### WHAT TO DO
Retype only what runs from the first line of the records to the line with "from matplotlib.lines import Line2D", inclusive, and no pictures.

### RECORDS FOR THIS TASK
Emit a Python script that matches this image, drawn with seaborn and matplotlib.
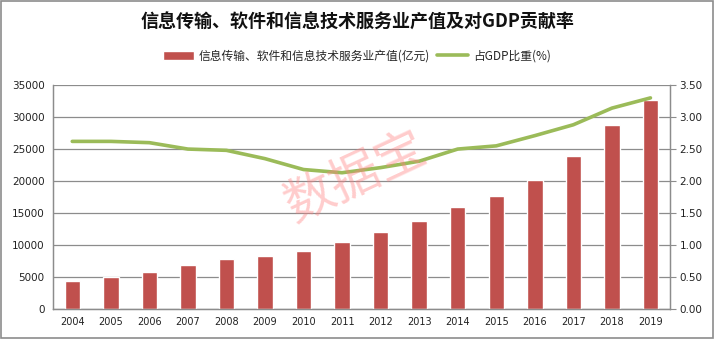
import matplotlib
matplotlib.use("Agg")
import matplotlib.pyplot as plt
import seaborn as sns
import numpy as np
import pandas as pd
from matplotlib.patches import Rectangle
from matplotlib.lines import Line2D

years = ["2004", "2005", "2006", "2007", "2008", "2009", "2010", "2011",
         "2012", "2013", "2014", "2015", "2016", "2017", "2018", "2019"]
output_value = [4300, 4950, 5750, 6850, 7860, 8260, 9050, 10450,
                12000, 13800, 16000, 17600, 20100, 23900, 28750, 32700]
gdp_share = [2.62, 2.62, 2.60, 2.50, 2.48, 2.35, 2.18, 2.13,
             2.21, 2.31, 2.50, 2.55, 2.71, 2.88, 3.14, 3.30]
left_ticks = [0, 5000, 10000, 15000, 20000, 25000, 30000, 35000]
right_ticks = [0, 0.5, 1.0, 1.5, 2.0, 2.5, 3.0, 3.5]

bar_label = "信息传输、软件和信息技术服务业产值(亿元)"
line_label = "占GDP比重(%)"
title = "信息传输、软件和信息技术服务业产值及对GDP贡献率"

sns.set_style("white")
plt.rcParams['font.family'] = ['Noto Sans CJK SC', 'DejaVu Sans']

df = pd.DataFrame({"year": years, "value": output_value, "share": gdp_share})
df["pos"] = np.arange(len(years))

fig = plt.figure(figsize=(7.14, 3.39), dpi=100)
ax = fig.add_axes([0.0742, 0.0885, 0.8638, 0.6605])

bar_color = "#C0504D"
line_color = "#9BBB59"
grid_color = "#8C8C8C"

sns.barplot(data=df, x="year", y="value", color=bar_color, width=0.4,
            saturation=1, ax=ax, zorder=3)
ax.set_ylim(0, 35000)
ax.set_yticks(left_ticks)
ax.set_yticklabels([str(t) for t in left_ticks], fontsize=7.5, color="#222222", family="DejaVu Sans")
ax.set_xlim(-0.5, len(years) - 0.5)
ax.set_xticks(range(len(years)))
ax.set_xticklabels(years, fontsize=7, color="#222222", family="DejaVu Sans")
ax.set_xlabel("")
ax.set_ylabel("")
ax.yaxis.grid(True, color=grid_color, linewidth=0.9, zorder=0)
ax.set_axisbelow(True)
ax.tick_params(axis="both", length=0, pad=6)

ax2 = ax.twinx()
sns.lineplot(data=df, x="pos", y="share", color=line_color, linewidth=2.6, ax=ax2, zorder=4)
ax2.set_ylim(0, 3.5)
ax2.set_yticks(right_ticks)
ax2.set_yticklabels([f"{t:.2f}" for t in right_ticks], fontsize=7.5, color="#222222", family="DejaVu Sans")
ax2.set_ylabel("")
ax2.set_xlabel("")
ax2.set_xlim(-0.5, len(years) - 0.5)
ax2.tick_params(axis="y", length=4, color=grid_color, pad=3)

for a in (ax, ax2):
    for side in ("left", "right", "bottom"):
        a.spines[side].set_color(grid_color)
        a.spines[side].set_linewidth(0.9)
    a.spines["top"].set_visible(False)

# title
fig.text(0.5, 0.935, title, ha="center", va="center", fontsize=13, fontweight="bold", color="#111111")

# legend
handles = [Rectangle((0, 0), 1, 1, facecolor=bar_color),
           Line2D([0], [0], color=line_color, linewidth=2.6)]
fig.legend(handles, [bar_label, line_label], loc="center", bbox_to_anchor=(0.5, 0.835),
           ncol=2, frameon=False, fontsize=8.5, handlelength=2.6, handleheight=0.8,
           columnspacing=0.6, handletextpad=0.4)

# watermark
fig.text(0.497, 0.475, "数据宝", ha="center", va="center", fontsize=36, color="#FF8080",
         alpha=0.4, rotation=25)

# figure border
fig.patches.append(Rectangle((0.002, 0.003), 0.996, 0.994, transform=fig.transFigure,
                             fill=False, edgecolor="#8C8C8C", linewidth=1.2))

fig.savefig("out.png", dpi=100)
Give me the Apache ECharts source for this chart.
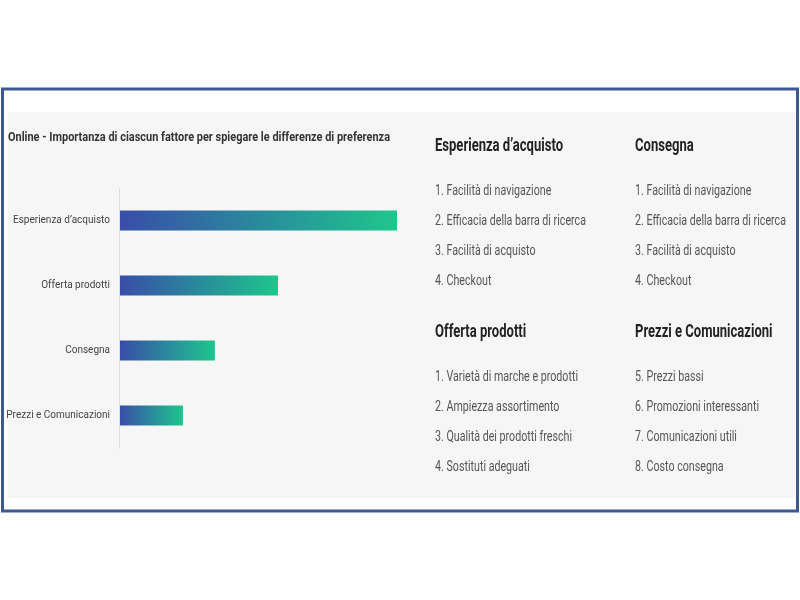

### WRITTEN ANSWER
Emit a Python script that matches this image, drawn with seaborn and matplotlib.
import matplotlib
matplotlib.use("Agg")
import matplotlib.pyplot as plt
import seaborn as sns
import numpy as np
import pandas as pd
from matplotlib.patches import Rectangle
from matplotlib.lines import Line2D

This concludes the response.